Sure there will be some flow on effects for agribusiness with the initiatives in the White Paper – when farmers make money, all the businesses that rely on them such as machinery dealers, chemical suppliers, and the local town businesses like the bakery and the car dealer benefit. However, in a prolonged period of tough times like drought or flooding, these businesses suffer greatly as farmers stop spending and while the farmer may get some assistance or can draw oin their FMD, these businesses must fend for themselves. Business is business and if the numbers don’t stack up to a profit or the market is down, only the skilled and well run business will survive – that is reality. We aren’t looking for handouts or special assistance during tough times, but surely an FMD type program that allows an agribusiness to put a few tax effective dollars away in the good times to use in the bad times would make some sense. Agribusiness is treated the same as all other businesses in the economy, however the Government has recognised that living off the land can sometimes be tougher for farmers than their city counterparts, so why not give the businesses that live off the farmers the same recognition and treatment? 20 years ago there was 2000 farm machinery dealers in Australia – today there is 637, and without some thought to the longevity and treatment of these businesses, this number will continue to decline. This will impact the farmers and users of machinery as they will be forced further afield for their machinery, and towns will lose employment and skilled people as they migrate towards the work – something to think about as you consider your next machinery purchase.

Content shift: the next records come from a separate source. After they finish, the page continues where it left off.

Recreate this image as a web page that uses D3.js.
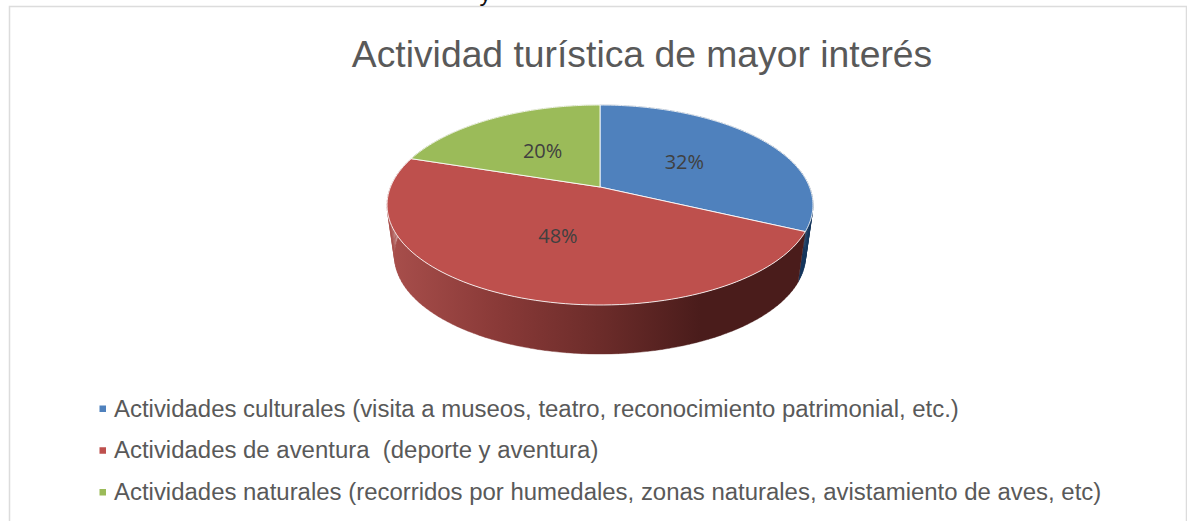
<!DOCTYPE html>
<html><head><meta charset="utf-8">
<script src="https://cdn.jsdelivr.net/npm/d3@7"></script>
<style>html,body{margin:0;padding:0;background:#fff;overflow:hidden}svg{display:block}</style>
</head><body><svg id="c" width="1187" height="521"></svg>
<script>
const chartTitle = "Actividad turística de mayor interés";
const categories = [
  "Actividades culturales (visita a museos, teatro, reconocimiento patrimonial, etc.)",
  "Actividades de aventura  (deporte y aventura)",
  "Actividades naturales (recorridos por humedales, zonas naturales, avistamiento de aves, etc)"
];
const values = [32, 48, 20];
const topColors = ["#4f81bd", "#be504d", "#9bbb59"];

const W = 1187, H = 521;
const svg = d3.select("#c");
const FONT = "'Liberation Sans', Arial, sans-serif";

// perspective projection of the unit disc onto the page
const cx = 600, apexY = 187, A = 209.5, B = 96.76, K = -0.18;
function project(r, ang) {
  const u = r * Math.sin(ang), v = -r * Math.cos(ang), w = 1 + K * v;
  return [cx + A * u / w, apexY + B * v / w];
}
// lower rim of the disc's thickness
const depth = 49, shrinkX = 0.965, shrinkY = 0.98;
function projectLow(r, ang) {
  const p = project(r, ang);
  return [cx + (p[0] - cx) * shrinkX, apexY + (p[1] - apexY) * shrinkY + depth + 2.4];
}

const arcs = d3.pie().value(d => d).sort(null)(values);
const line = d3.line();
const N = 100;
const sample = (a0, a1, f) => d3.range(0, N + 1).map(i => f(1, a0 + (a1 - a0) * i / N));

const defs = svg.append("defs");
const gradRed = defs.append("linearGradient").attr("id", "wallRed")
  .attr("gradientUnits", "userSpaceOnUse").attr("x1", 387).attr("x2", 700).attr("y1", 0).attr("y2", 0);
[[0, "#a94f4c"], [0.35, "#8a3a38"], [0.7, "#6a2b29"], [1, "#4a1c1b"]].forEach(s =>
  gradRed.append("stop").attr("offset", s[0]).attr("stop-color", s[1]));

// side walls: union of small quads between the upper and lower rims
const wallColors = ["#17375e", "url(#wallRed)", "#76923c"];
[2, 0, 1].forEach(i => {
  const d = arcs[i];
  const up = sample(d.startAngle, d.endAngle, project);
  const low = sample(d.startAngle, d.endAngle, projectLow);
  const quads = d3.range(N).map(j => line([up[j], up[j + 1], low[j + 1], low[j]]) + "Z").join("");
  svg.append("path").attr("d", quads).attr("fill", wallColors[i]).attr("fill-rule", "nonzero")
    .attr("stroke", wallColors[i]).attr("stroke-width", 0.4);
});

// top faces
arcs.forEach((d, i) => {
  const path = [project(0, 0)].concat(sample(d.startAngle, d.endAngle, project));
  svg.append("path").attr("d", line(path) + "Z").attr("fill", topColors[i])
    .attr("stroke", "#fff").attr("stroke-opacity", 0.85).attr("stroke-width", 1).attr("stroke-linejoin", "round");
});

// value labels
arcs.forEach((d, i) => {
  const p = project(0.5, (d.startAngle + d.endAngle) / 2);
  svg.append("text").attr("x", p[0]).attr("y", p[1] + 7).attr("text-anchor", "middle")
    .attr("font-family", "'Open Sans', 'Noto Sans', sans-serif").attr("font-size", 20).attr("fill", "#404040")
    .text(d.value + "%");
});

// frame and cropped text line above it
svg.append("path").attr("d", `M9.5,${H}V6.5H1186.5V${H}`).attr("fill", "none").attr("stroke", "#dcdcdc").attr("stroke-width", 1.5);
svg.append("text").attr("x", 479.5).attr("y", 0.5).attr("font-family", FONT).attr("font-size", 24).attr("fill", "#111").text("y");

// title
svg.append("text").attr("x", 642).attr("y", 67).attr("text-anchor", "middle")
  .attr("font-family", FONT).attr("font-size", 37.3).attr("fill", "#595959").text(chartTitle);

// legend
const legendY = d3.scalePoint().domain(d3.range(categories.length)).range([416.5, 500]);
categories.forEach((c, i) => {
  svg.append("rect").attr("x", 99.5).attr("y", legendY(i) - 11).attr("width", 6.5).attr("height", 6.5).attr("fill", topColors[i]);
  svg.append("text").attr("x", 114).attr("y", legendY(i)).attr("font-family", FONT).attr("font-size", 23.95)
    .attr("fill", "#595959").attr("xml:space", "preserve").style("white-space", "pre").text(c);
});
</script></body></html>
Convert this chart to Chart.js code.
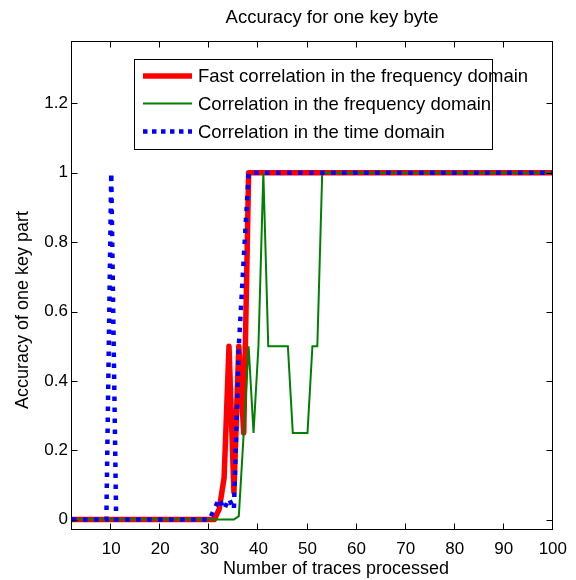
<!DOCTYPE html>
<html lang="en-US">
<head>
  <meta charset="utf-8">
  <title>Accuracy for one key byte</title>
  <script src="https://cdn.jsdelivr.net/npm/chart.js@4.4.1/dist/chart.umd.min.js"></script>
  <style>
    html, body { margin: 0; padding: 0; background: #fff; }
    .wrapper { width: 576px; height: 580px; }
  </style>
</head>
<body>
  <div class="wrapper">
    <canvas id="chart-0" width="576" height="580"></canvas>
  </div>

  <script>

    // Fast correlation in the frequency domain
    const fastX = [2, 31, 32, 33, 34, 35, 36, 37, 38, 100];
    const fastY = [0, 0, 0.03, 0.12, 0.5, 0.08, 0.5, 0.25, 1, 1];

    // Correlation in the frequency domain
    const freqX = [2, 35, 36, 37, 38, 39, 40, 41, 42, 46, 47, 50, 51, 52, 53, 100];
    const freqY = [0, 0, 0.01, 0.25, 0.5, 0.25, 0.5, 1, 0.5, 0.5, 0.25, 0.25, 0.5, 0.5, 1, 1];

    // Correlation in the time domain
    const timeX = [2, 9, 10, 11, 30, 31, 32, 33, 34, 35, 36, 37, 38, 100];
    const timeY = [0, 0, 1, 0, 0, 0.03, 0.06, 0.03, 0.06, 0.03, 0.5, 0.75, 1, 1];

    const xTicks = [10, 20, 30, 40, 50, 60, 70, 80, 90, 100];
    const yTicks = [0, 0.2, 0.4, 0.6, 0.8, 1, 1.2];

    const labels = [
      'Fast correlation in the frequency domain',
      'Correlation in the frequency domain',
      'Correlation in the time domain'
    ];

    const FONT = '"Liberation Sans", Arial, Helvetica, sans-serif';

    function points(xs, ys) {
      return xs.map((x, i) => ({x: x, y: ys[i]}));
    }

    let datasets = [
      {
        label: labels[0],
        data: points(fastX, fastY),
        borderColor: '#ff0000',
        borderWidth: 5.5,
        borderJoinStyle: 'round',
        borderCapStyle: 'round',
        order: 3
      },
      {
        label: labels[1],
        data: points(freqX, freqY),
        borderColor: '#008000',
        borderWidth: 2,
        order: 2
      },
      {
        label: labels[2],
        data: points(timeX, timeY),
        borderColor: '#0000ff',
        borderWidth: 4.5,
        borderDash: [4.5, 6.5],
        borderCapStyle: 'butt',
        order: 1
      }
    ];

    // box, inward ticks on all sides, titles and the legend
    let frame = {
      id: 'frame',
      afterDatasetsDraw(chart) {
        const ctx = chart.ctx;
        const a = chart.chartArea;
        const x = chart.scales.x;
        const y = chart.scales.y;
        const L = Math.round(a.left) - 0.5, R = Math.round(a.right) - 0.5;
        const T = Math.round(a.top) + 0.5, B = Math.round(a.bottom) - 0.5;
        const tick = 6;

        ctx.save();
        ctx.strokeStyle = '#000';
        ctx.lineWidth = 1;
        ctx.strokeRect(L, T, R - L, B - T);

        ctx.beginPath();
        xTicks.forEach(v => {
          const px = Math.round(x.getPixelForValue(v)) - 0.5;
          ctx.moveTo(px, B); ctx.lineTo(px, B - tick);
          ctx.moveTo(px, T); ctx.lineTo(px, T + tick);
        });
        yTicks.forEach(v => {
          const py = Math.round(y.getPixelForValue(v)) + 0.5;
          ctx.moveTo(L, py); ctx.lineTo(L + tick, py);
          ctx.moveTo(R, py); ctx.lineTo(R - tick, py);
        });
        ctx.stroke();

        // legend
        const lx = 134.5, ly = 59.5, lw = 358, lh = 90;
        ctx.fillStyle = '#fff';
        ctx.fillRect(lx, ly, lw, lh);
        ctx.strokeRect(lx, ly, lw, lh);
        const rows = [76, 103.5, 131.5];
        datasets.forEach((ds, i) => {
          ctx.save();
          ctx.strokeStyle = ds.borderColor;
          ctx.lineWidth = ds.borderWidth;
          ctx.setLineDash(i === 2 ? [4.5, 4.5] : []);
          ctx.beginPath();
          ctx.moveTo(143, rows[i]);
          ctx.lineTo(192, rows[i]);
          ctx.stroke();
          ctx.restore();
        });
        ctx.fillStyle = '#000';
        ctx.font = '18.5px ' + FONT;
        ctx.textAlign = 'left';
        ctx.textBaseline = 'middle';
        labels.forEach((t, i) => ctx.fillText(t, 198, rows[i] + 1));

        // titles
        ctx.textAlign = 'center';
        ctx.fillText('Accuracy for one key byte', 332, 18);
        ctx.font = '18px ' + FONT;
        ctx.fillText('Number of traces processed', 336, 569);
        ctx.translate(23, 310);
        ctx.rotate(-Math.PI / 2);
        ctx.fillText('Accuracy of one key part', 0, 0);
        ctx.restore();
      }
    };

    let chart = new Chart('chart-0', {
      type: 'line',
      data: {datasets: datasets},
      plugins: [frame],
      options: {
        responsive: false,
        animation: false,
        events: [],
        layout: {
          padding: {top: 41, right: 19, left: 0, bottom: 0}
        },
        elements: {
          point: {radius: 0},
          line: {tension: 0}
        },
        plugins: {
          legend: {display: false},
          title: {display: false},
          tooltip: {enabled: false}
        },
        scales: {
          x: {
            type: 'linear',
            min: 2,
            max: 100,
            grid: {display: false, drawTicks: false},
            border: {display: false},
            afterBuildTicks: s => { s.ticks = xTicks.map(v => ({value: v})); },
            afterFit: s => { s.height = 50; },
            ticks: {
              padding: 9,
              maxRotation: 0,
              color: '#000',
              font: {family: FONT, size: 17},
              callback: v => String(v)
            }
          },
          y: {
            min: -0.03,
            max: 1.38,
            grid: {display: false, drawTicks: false},
            border: {display: false},
            afterBuildTicks: s => { s.ticks = yTicks.map(v => ({value: v})); },
            afterFit: s => { s.width = 72; },
            ticks: {
              padding: 4,
              color: '#000',
              font: {family: FONT, size: 17},
              callback: v => String(+v.toFixed(1))
            }
          }
        }
      }
    });

  </script>
</body>
</html>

Agriculture is a large part of Australia’s economy and needs to be considered as a whole industry, not just the men and women who work the land but also those who rely on farming production and output for their livelihood. An FMD type program would be an excellent start and one which could be easily implemented through a test of how much of a businesses income is derived directly from farmers – not a difficult test for a machinery dealer selling tractors and implements in Victoria for example. Take a few hats and stickers for utes sold to city kids passing through on their way to the Ute Muster and you will have a 100% reliance on farmers for prosperity at a machinery dealer.